Repetition counting in videos using deep learning

More Info
expand_more

Abstract

This work tackles the problem of repetition counting in videos using modern deep learning techniques. For this task, the intention is to build an end-to-end trainable model that could estimate the number of repetitions without having to manually intervene with the feature selection process. The models that exist currently perform well on videos which are stationary but, realistic videos are rarely perfectly static. A series of intermediate experiments are performed to eventually come up with an end-to-end trainable pipeline. Techniques like the University of California Riverside's Matrix profile, bi-directional recurrent neural networks and convolutional neural network architectures that employ dilation are experimented with for the task at hand. For the experiments, a variety of videos from the Qualcomm and University of Amsterdam (QUVA) repetition dataset and the YouTube Segments (YTSegments) dataset are used which both exhibit a good number of non-static videos of real life scenarios like people exercising, chopping vegetables, etc.
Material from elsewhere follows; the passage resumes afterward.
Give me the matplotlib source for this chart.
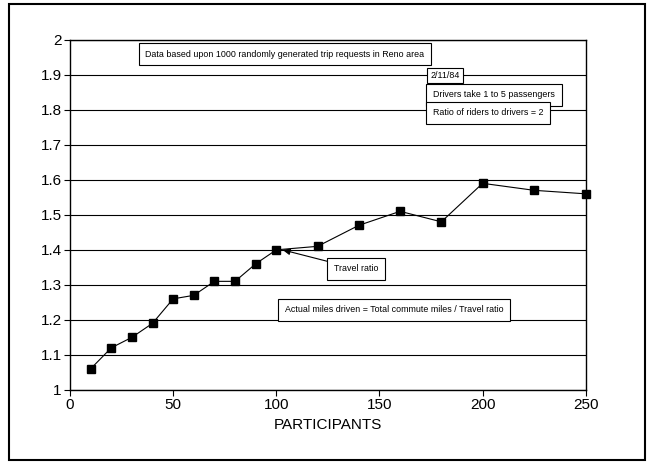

A proprietary Aircraft inspection dataset which contains repetition of spinning engine blades is also experimented with. The proposed model obtains a lower Mean Absolute Error than the existing deep learning architectures. Finally, the model proposed in this work is able to estimate repetitions on a variety of videos successfully in real time without manual intervention. On the task of repetition estimation, an accuracy of about 60% of correctly labelled frames (with repetitions so far) on unseen test videos is obtained.